## Recorded data

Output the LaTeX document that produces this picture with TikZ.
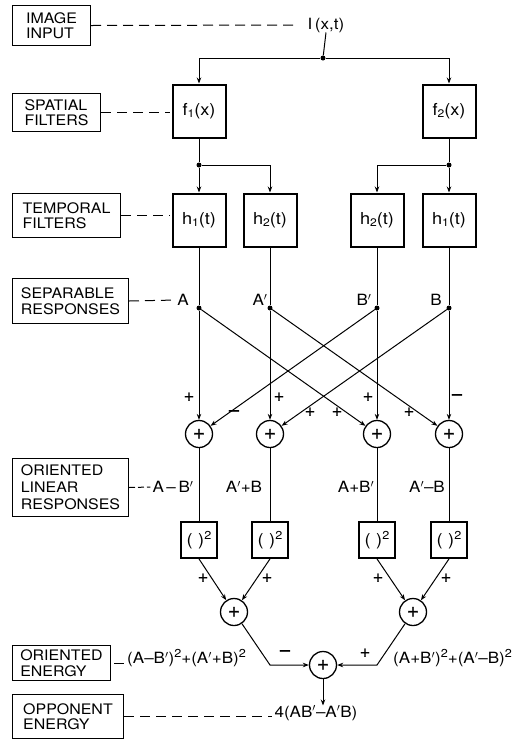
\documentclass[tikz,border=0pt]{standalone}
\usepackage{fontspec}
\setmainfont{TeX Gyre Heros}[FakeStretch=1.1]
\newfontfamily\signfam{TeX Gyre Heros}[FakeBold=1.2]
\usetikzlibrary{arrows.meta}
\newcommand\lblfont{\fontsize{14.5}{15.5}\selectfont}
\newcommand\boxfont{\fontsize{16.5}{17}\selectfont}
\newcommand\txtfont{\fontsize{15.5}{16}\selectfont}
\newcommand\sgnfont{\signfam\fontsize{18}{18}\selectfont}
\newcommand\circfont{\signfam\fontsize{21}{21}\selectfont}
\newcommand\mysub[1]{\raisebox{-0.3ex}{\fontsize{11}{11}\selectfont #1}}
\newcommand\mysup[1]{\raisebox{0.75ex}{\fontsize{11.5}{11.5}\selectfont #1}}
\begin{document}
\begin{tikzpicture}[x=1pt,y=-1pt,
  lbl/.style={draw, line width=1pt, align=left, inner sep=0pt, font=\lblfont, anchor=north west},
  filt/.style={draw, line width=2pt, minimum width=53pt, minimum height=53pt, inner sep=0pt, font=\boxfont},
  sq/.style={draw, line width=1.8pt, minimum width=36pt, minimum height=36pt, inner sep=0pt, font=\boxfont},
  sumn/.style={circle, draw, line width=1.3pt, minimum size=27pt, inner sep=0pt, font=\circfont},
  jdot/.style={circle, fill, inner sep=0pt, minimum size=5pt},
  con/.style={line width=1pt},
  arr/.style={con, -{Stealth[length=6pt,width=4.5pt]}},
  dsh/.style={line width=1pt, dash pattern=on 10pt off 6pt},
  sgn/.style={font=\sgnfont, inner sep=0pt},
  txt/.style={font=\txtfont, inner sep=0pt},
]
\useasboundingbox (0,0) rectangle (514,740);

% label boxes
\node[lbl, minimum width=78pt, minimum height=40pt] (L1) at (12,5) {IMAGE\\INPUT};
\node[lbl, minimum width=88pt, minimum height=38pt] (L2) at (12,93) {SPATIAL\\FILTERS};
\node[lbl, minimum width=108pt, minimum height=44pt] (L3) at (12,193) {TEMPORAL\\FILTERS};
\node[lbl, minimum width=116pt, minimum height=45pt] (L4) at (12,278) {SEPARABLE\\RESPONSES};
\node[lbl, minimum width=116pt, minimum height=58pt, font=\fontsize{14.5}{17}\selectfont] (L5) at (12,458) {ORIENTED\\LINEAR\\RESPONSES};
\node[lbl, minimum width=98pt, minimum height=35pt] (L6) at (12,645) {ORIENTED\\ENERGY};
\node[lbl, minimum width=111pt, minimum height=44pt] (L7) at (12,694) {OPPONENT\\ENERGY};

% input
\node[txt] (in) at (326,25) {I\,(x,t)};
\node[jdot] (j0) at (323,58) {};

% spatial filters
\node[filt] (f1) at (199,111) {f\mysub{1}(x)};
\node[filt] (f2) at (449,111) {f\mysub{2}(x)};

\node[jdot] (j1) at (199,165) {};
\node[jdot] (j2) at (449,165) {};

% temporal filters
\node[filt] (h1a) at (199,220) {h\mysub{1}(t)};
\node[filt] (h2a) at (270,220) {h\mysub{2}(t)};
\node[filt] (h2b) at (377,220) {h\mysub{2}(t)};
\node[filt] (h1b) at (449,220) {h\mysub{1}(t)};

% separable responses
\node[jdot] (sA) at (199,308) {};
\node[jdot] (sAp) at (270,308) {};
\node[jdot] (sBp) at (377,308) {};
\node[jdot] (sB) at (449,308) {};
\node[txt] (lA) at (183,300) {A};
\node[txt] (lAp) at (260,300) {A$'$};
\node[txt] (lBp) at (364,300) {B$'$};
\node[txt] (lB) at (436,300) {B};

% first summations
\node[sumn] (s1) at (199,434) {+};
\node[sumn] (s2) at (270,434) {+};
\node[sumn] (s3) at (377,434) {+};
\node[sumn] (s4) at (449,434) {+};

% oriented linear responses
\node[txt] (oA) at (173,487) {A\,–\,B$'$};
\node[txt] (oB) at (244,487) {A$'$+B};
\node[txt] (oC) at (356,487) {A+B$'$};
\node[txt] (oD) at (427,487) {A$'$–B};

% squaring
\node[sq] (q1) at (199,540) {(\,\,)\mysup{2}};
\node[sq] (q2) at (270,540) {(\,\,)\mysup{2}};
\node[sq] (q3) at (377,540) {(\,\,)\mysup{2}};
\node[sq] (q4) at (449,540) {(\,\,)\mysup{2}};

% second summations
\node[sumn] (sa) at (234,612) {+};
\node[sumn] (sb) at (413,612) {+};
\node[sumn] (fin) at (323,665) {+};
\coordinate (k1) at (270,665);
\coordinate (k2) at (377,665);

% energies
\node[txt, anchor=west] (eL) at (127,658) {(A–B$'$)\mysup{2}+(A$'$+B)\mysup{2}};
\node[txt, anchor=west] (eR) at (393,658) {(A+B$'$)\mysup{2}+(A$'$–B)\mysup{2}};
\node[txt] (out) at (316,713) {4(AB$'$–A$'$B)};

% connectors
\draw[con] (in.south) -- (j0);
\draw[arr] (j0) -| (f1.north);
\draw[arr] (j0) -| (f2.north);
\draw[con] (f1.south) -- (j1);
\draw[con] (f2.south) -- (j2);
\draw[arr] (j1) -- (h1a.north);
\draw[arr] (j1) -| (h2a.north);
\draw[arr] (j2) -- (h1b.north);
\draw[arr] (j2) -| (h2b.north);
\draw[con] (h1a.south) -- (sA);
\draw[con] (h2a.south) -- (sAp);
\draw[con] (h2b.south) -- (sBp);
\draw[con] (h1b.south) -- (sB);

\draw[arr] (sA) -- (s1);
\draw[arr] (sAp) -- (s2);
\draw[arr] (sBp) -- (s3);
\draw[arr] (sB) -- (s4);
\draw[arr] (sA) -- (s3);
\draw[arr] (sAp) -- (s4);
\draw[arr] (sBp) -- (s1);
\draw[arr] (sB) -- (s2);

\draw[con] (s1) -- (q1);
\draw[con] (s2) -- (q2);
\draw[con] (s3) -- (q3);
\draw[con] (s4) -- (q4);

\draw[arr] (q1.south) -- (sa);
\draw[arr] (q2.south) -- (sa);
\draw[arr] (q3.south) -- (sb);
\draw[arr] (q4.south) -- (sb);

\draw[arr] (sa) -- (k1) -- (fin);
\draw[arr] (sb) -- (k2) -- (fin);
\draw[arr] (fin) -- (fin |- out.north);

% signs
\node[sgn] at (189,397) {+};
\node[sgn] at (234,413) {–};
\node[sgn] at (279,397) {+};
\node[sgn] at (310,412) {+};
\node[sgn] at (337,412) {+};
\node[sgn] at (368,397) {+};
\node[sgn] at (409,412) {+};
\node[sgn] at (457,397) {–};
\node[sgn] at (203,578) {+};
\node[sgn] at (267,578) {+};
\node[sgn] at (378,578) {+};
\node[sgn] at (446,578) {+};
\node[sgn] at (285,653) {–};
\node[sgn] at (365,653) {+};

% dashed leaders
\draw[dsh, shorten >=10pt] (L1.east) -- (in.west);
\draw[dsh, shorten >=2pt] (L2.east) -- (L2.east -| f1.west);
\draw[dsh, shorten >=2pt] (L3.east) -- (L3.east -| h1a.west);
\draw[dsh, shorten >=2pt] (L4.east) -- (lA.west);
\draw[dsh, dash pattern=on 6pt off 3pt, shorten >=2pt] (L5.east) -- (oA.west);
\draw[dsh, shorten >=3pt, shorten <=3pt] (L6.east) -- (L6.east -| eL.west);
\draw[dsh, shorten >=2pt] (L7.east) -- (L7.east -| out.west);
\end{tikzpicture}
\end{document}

## Exercise aim
Without the pictures, please reproduce each line of the listing above exactly, from the first one through the line bearing "(0,0) rectangle (514,740);".

## Solution to the exercise
Output the LaTeX document that produces this picture with TikZ.
\documentclass[tikz,border=0pt]{standalone}
\usepackage{fontspec}
\setmainfont{TeX Gyre Heros}[FakeStretch=1.1]
\newfontfamily\signfam{TeX Gyre Heros}[FakeBold=1.2]
\usetikzlibrary{arrows.meta}
\newcommand\lblfont{\fontsize{14.5}{15.5}\selectfont}
\newcommand\boxfont{\fontsize{16.5}{17}\selectfont}
\newcommand\txtfont{\fontsize{15.5}{16}\selectfont}
\newcommand\sgnfont{\signfam\fontsize{18}{18}\selectfont}
\newcommand\circfont{\signfam\fontsize{21}{21}\selectfont}
\newcommand\mysub[1]{\raisebox{-0.3ex}{\fontsize{11}{11}\selectfont #1}}
\newcommand\mysup[1]{\raisebox{0.75ex}{\fontsize{11.5}{11.5}\selectfont #1}}
\begin{document}
\begin{tikzpicture}[x=1pt,y=-1pt,
  lbl/.style={draw, line width=1pt, align=left, inner sep=0pt, font=\lblfont, anchor=north west},
  filt/.style={draw, line width=2pt, minimum width=53pt, minimum height=53pt, inner sep=0pt, font=\boxfont},
  sq/.style={draw, line width=1.8pt, minimum width=36pt, minimum height=36pt, inner sep=0pt, font=\boxfont},
  sumn/.style={circle, draw, line width=1.3pt, minimum size=27pt, inner sep=0pt, font=\circfont},
  jdot/.style={circle, fill, inner sep=0pt, minimum size=5pt},
  con/.style={line width=1pt},
  arr/.style={con, -{Stealth[length=6pt,width=4.5pt]}},
  dsh/.style={line width=1pt, dash pattern=on 10pt off 6pt},
  sgn/.style={font=\sgnfont, inner sep=0pt},
  txt/.style={font=\txtfont, inner sep=0pt},
]
\useasboundingbox (0,0) rectangle (514,740);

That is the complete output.